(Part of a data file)

* BEGIN *

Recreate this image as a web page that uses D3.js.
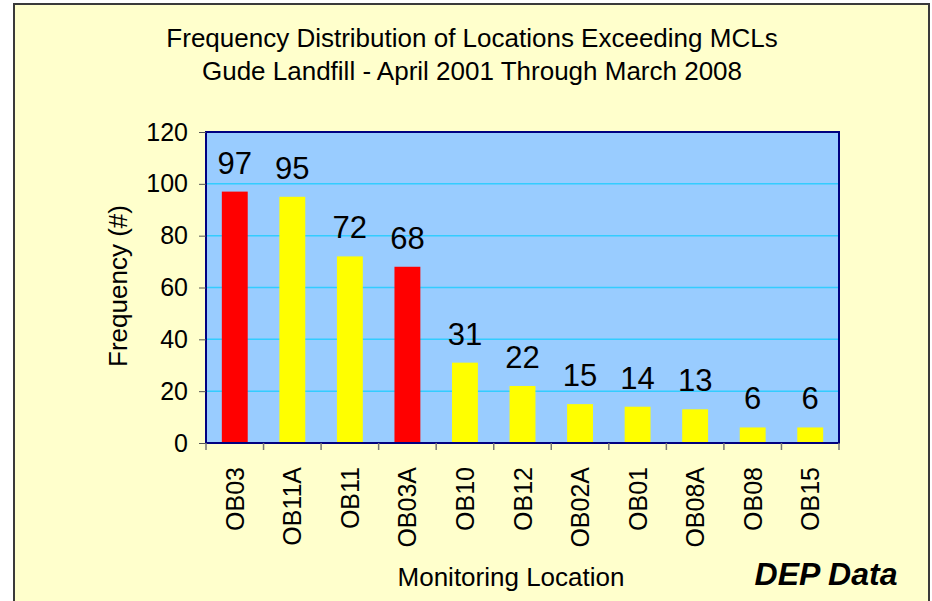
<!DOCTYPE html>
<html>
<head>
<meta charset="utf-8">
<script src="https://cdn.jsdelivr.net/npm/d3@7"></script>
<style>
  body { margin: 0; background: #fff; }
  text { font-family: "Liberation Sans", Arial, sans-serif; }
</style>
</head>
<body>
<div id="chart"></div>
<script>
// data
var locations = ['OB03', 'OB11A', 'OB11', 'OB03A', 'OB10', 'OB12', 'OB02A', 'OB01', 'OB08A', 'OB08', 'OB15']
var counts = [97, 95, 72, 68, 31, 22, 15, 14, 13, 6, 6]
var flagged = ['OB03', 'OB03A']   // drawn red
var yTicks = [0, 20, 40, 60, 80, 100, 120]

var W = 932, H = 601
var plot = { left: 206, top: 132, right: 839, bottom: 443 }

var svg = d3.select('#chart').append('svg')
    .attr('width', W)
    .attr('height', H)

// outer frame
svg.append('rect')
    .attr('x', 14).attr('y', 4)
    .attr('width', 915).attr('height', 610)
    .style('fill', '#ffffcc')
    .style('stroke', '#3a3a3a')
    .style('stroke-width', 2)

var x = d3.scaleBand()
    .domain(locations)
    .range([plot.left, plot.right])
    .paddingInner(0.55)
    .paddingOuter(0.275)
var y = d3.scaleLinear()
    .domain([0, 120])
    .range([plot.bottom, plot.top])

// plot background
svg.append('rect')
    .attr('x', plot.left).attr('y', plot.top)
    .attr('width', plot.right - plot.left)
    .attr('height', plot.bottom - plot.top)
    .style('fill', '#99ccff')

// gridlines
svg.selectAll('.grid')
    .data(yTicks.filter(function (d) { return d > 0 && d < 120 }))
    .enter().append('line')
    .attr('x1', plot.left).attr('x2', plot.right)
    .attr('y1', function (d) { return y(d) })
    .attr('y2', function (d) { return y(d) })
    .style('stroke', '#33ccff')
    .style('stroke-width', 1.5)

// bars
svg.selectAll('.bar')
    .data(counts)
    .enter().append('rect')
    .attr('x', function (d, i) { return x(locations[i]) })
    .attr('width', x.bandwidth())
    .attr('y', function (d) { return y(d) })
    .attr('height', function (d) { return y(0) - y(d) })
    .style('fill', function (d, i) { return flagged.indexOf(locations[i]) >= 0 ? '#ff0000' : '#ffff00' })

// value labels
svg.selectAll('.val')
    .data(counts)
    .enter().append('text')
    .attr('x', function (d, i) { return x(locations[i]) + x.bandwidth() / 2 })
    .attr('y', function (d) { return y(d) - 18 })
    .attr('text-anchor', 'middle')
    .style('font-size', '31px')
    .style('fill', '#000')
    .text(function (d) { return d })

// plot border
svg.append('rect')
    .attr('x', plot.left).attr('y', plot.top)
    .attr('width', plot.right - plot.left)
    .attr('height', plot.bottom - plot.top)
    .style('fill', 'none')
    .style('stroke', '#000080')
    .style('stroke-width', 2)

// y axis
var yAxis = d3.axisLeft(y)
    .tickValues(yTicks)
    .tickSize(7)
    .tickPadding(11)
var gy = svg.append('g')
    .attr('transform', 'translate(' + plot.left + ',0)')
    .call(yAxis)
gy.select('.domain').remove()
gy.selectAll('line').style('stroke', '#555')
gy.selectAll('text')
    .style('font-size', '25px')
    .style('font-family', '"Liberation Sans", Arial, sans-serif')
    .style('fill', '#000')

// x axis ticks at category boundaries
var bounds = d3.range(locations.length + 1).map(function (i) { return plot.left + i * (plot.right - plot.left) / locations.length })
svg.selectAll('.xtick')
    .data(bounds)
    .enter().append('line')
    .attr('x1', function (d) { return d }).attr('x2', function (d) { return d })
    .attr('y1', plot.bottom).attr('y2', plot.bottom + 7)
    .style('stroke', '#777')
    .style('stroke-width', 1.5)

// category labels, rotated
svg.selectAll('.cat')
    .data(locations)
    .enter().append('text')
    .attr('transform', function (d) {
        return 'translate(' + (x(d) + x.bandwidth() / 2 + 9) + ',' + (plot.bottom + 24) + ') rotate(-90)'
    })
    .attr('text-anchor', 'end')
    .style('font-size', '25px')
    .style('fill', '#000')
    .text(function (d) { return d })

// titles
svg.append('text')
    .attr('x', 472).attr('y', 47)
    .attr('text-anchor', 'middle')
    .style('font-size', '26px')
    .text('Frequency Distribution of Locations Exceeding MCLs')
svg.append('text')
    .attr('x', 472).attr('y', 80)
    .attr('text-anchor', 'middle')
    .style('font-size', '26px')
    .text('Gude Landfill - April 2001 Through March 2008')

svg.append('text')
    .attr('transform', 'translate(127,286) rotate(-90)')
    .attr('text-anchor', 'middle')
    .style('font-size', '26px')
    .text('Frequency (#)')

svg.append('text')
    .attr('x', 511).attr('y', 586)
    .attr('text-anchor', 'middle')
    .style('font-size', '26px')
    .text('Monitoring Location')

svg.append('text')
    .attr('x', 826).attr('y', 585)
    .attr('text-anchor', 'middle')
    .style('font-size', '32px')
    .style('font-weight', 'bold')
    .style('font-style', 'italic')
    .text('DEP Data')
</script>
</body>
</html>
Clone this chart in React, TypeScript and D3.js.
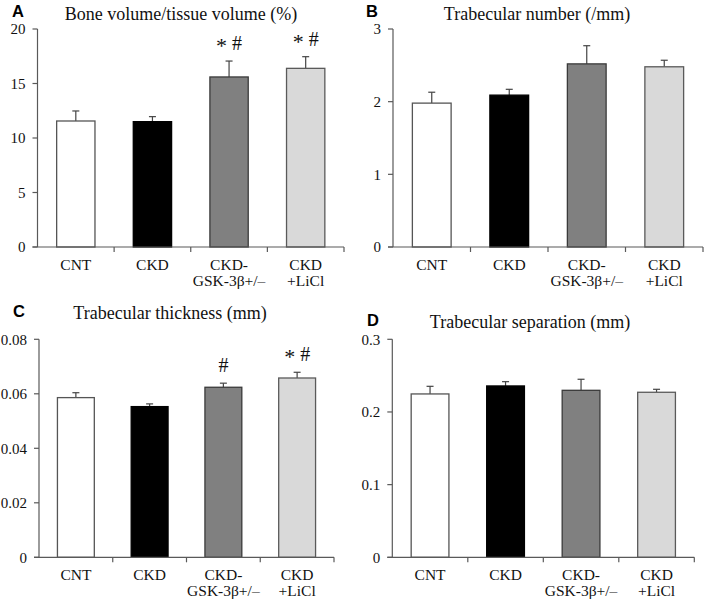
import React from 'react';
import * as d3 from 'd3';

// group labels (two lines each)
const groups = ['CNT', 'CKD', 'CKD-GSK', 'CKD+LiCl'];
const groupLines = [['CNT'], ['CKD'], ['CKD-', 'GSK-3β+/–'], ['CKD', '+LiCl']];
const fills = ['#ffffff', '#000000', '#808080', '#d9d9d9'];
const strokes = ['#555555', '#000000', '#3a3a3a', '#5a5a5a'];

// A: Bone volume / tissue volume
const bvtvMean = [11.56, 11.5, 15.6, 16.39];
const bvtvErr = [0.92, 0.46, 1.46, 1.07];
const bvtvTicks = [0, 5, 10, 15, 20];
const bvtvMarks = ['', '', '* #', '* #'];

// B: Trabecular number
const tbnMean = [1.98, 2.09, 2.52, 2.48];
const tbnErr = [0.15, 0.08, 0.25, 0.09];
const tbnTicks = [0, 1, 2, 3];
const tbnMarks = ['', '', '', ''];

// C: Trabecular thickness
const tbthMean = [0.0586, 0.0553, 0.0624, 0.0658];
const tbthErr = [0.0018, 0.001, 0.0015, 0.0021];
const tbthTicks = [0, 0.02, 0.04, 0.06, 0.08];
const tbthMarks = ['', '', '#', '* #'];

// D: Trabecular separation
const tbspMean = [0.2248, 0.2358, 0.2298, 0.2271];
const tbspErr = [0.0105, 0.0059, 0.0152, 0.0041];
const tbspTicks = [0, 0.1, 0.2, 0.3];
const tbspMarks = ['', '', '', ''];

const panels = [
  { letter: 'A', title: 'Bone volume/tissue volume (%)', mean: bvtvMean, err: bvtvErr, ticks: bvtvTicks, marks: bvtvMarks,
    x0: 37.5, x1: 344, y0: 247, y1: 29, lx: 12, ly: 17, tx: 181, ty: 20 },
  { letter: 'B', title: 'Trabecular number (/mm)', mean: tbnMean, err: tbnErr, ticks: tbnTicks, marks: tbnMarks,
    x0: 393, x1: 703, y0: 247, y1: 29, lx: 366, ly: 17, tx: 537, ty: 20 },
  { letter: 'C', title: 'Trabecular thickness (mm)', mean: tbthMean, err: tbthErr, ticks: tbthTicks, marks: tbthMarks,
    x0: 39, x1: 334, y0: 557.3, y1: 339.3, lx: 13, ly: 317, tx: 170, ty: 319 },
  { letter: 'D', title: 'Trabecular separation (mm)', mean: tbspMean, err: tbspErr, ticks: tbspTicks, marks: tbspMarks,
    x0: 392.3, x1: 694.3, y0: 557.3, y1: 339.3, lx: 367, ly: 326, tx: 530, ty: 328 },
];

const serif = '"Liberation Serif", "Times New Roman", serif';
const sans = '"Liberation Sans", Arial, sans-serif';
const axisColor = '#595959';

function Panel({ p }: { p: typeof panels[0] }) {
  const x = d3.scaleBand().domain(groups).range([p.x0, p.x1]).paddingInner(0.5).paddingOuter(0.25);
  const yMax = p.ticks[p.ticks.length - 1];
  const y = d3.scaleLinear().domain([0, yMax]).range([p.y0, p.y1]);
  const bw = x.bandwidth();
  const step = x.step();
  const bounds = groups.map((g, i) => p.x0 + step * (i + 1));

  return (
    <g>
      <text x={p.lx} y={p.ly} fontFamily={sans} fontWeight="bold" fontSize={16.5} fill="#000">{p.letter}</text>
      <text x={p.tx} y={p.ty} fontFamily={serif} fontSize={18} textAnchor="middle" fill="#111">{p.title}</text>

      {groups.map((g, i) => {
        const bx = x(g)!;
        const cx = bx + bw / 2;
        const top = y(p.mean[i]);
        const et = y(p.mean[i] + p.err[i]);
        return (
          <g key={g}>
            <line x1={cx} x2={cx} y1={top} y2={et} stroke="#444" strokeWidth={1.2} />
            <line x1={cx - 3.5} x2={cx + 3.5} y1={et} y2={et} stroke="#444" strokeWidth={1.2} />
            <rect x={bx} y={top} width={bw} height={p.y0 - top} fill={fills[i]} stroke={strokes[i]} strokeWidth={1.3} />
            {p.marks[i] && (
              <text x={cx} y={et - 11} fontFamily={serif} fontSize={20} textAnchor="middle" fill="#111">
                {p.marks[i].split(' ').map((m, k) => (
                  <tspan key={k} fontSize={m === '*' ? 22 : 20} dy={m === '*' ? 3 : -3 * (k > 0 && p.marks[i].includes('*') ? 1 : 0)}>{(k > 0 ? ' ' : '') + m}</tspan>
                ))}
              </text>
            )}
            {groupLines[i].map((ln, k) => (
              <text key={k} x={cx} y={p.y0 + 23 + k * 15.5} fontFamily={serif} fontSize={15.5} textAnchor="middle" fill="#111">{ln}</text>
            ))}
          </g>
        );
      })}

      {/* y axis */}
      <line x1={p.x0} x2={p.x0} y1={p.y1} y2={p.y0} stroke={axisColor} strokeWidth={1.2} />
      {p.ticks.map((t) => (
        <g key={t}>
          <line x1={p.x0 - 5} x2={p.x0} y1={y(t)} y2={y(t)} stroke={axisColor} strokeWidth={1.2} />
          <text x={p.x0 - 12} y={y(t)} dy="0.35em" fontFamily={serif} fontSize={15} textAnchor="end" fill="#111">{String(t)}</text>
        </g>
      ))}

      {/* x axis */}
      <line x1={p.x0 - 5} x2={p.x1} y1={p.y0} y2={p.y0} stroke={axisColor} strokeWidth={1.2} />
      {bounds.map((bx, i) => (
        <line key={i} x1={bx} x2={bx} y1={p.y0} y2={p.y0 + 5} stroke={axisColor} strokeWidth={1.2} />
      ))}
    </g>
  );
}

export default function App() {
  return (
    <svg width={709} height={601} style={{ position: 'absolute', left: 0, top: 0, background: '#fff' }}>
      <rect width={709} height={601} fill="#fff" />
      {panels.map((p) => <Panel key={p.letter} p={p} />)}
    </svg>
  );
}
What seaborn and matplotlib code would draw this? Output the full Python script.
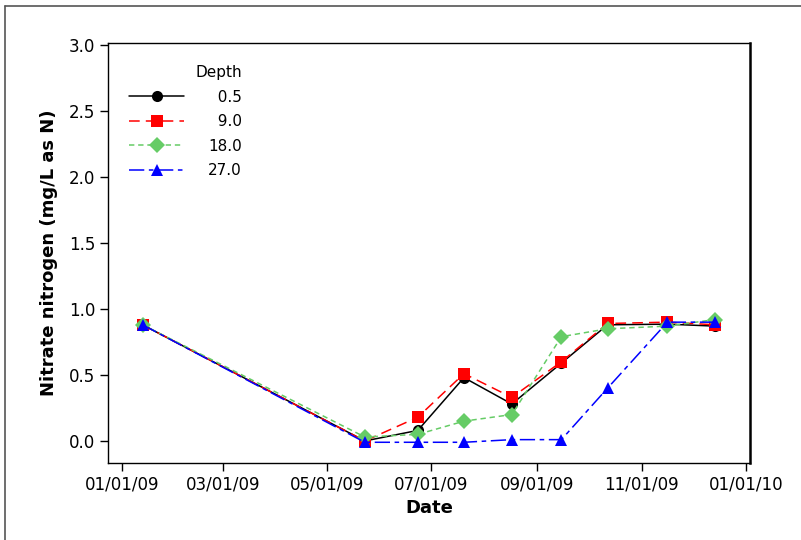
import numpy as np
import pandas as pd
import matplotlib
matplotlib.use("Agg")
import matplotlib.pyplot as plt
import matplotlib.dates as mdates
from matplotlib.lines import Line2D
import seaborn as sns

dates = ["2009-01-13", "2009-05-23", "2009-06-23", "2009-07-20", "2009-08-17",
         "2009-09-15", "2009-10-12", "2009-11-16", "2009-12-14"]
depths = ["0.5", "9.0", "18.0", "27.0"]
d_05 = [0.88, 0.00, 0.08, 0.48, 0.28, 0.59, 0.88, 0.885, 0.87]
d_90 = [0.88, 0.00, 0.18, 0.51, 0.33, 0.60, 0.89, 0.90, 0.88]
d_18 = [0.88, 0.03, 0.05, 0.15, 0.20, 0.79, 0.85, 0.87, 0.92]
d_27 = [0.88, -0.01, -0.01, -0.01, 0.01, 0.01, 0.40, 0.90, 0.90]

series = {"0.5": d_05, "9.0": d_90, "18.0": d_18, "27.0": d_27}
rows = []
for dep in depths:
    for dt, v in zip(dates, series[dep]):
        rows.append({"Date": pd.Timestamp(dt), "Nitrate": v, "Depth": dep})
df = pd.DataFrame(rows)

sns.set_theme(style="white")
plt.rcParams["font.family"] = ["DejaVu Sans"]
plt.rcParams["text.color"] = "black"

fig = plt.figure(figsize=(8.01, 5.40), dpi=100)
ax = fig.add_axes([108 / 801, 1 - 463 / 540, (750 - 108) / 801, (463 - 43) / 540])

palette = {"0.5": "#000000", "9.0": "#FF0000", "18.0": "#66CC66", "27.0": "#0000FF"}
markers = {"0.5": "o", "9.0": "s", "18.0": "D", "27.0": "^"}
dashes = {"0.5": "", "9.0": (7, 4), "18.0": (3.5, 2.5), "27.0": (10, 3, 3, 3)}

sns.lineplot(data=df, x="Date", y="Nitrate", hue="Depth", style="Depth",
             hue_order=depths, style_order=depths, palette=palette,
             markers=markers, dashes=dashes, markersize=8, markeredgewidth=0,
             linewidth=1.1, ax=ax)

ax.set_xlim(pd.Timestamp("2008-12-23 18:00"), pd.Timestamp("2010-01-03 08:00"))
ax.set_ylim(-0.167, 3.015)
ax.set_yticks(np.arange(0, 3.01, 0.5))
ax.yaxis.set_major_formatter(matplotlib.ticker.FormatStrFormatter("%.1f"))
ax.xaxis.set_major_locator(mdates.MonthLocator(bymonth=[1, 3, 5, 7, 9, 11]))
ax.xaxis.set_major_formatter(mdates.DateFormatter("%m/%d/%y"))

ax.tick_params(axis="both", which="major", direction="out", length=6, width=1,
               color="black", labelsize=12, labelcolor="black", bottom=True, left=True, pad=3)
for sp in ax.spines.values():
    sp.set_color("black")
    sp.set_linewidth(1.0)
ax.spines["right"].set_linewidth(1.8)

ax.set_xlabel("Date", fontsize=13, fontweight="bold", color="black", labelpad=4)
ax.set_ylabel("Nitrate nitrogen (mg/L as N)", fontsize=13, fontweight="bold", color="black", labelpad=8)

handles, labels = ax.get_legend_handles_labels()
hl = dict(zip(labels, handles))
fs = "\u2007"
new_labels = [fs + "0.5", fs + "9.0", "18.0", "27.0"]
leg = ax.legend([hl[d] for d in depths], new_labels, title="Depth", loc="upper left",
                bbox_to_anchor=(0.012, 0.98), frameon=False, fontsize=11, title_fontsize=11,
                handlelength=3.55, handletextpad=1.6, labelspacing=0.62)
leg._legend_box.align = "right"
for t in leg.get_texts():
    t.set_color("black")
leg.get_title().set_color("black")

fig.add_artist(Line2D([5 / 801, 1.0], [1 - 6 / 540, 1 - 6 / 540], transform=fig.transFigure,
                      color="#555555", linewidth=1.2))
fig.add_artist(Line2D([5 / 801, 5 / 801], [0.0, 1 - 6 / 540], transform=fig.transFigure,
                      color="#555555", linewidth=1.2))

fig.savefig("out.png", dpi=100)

* END *

Copy exactly, and copy only, the lines from the one with "Clone this chart" to the one with "import * as d3 from 'd3';", ends included. Pictures are not part of the copy.

Clone this chart in React, TypeScript and D3.js.
import React from 'react';
import * as d3 from 'd3';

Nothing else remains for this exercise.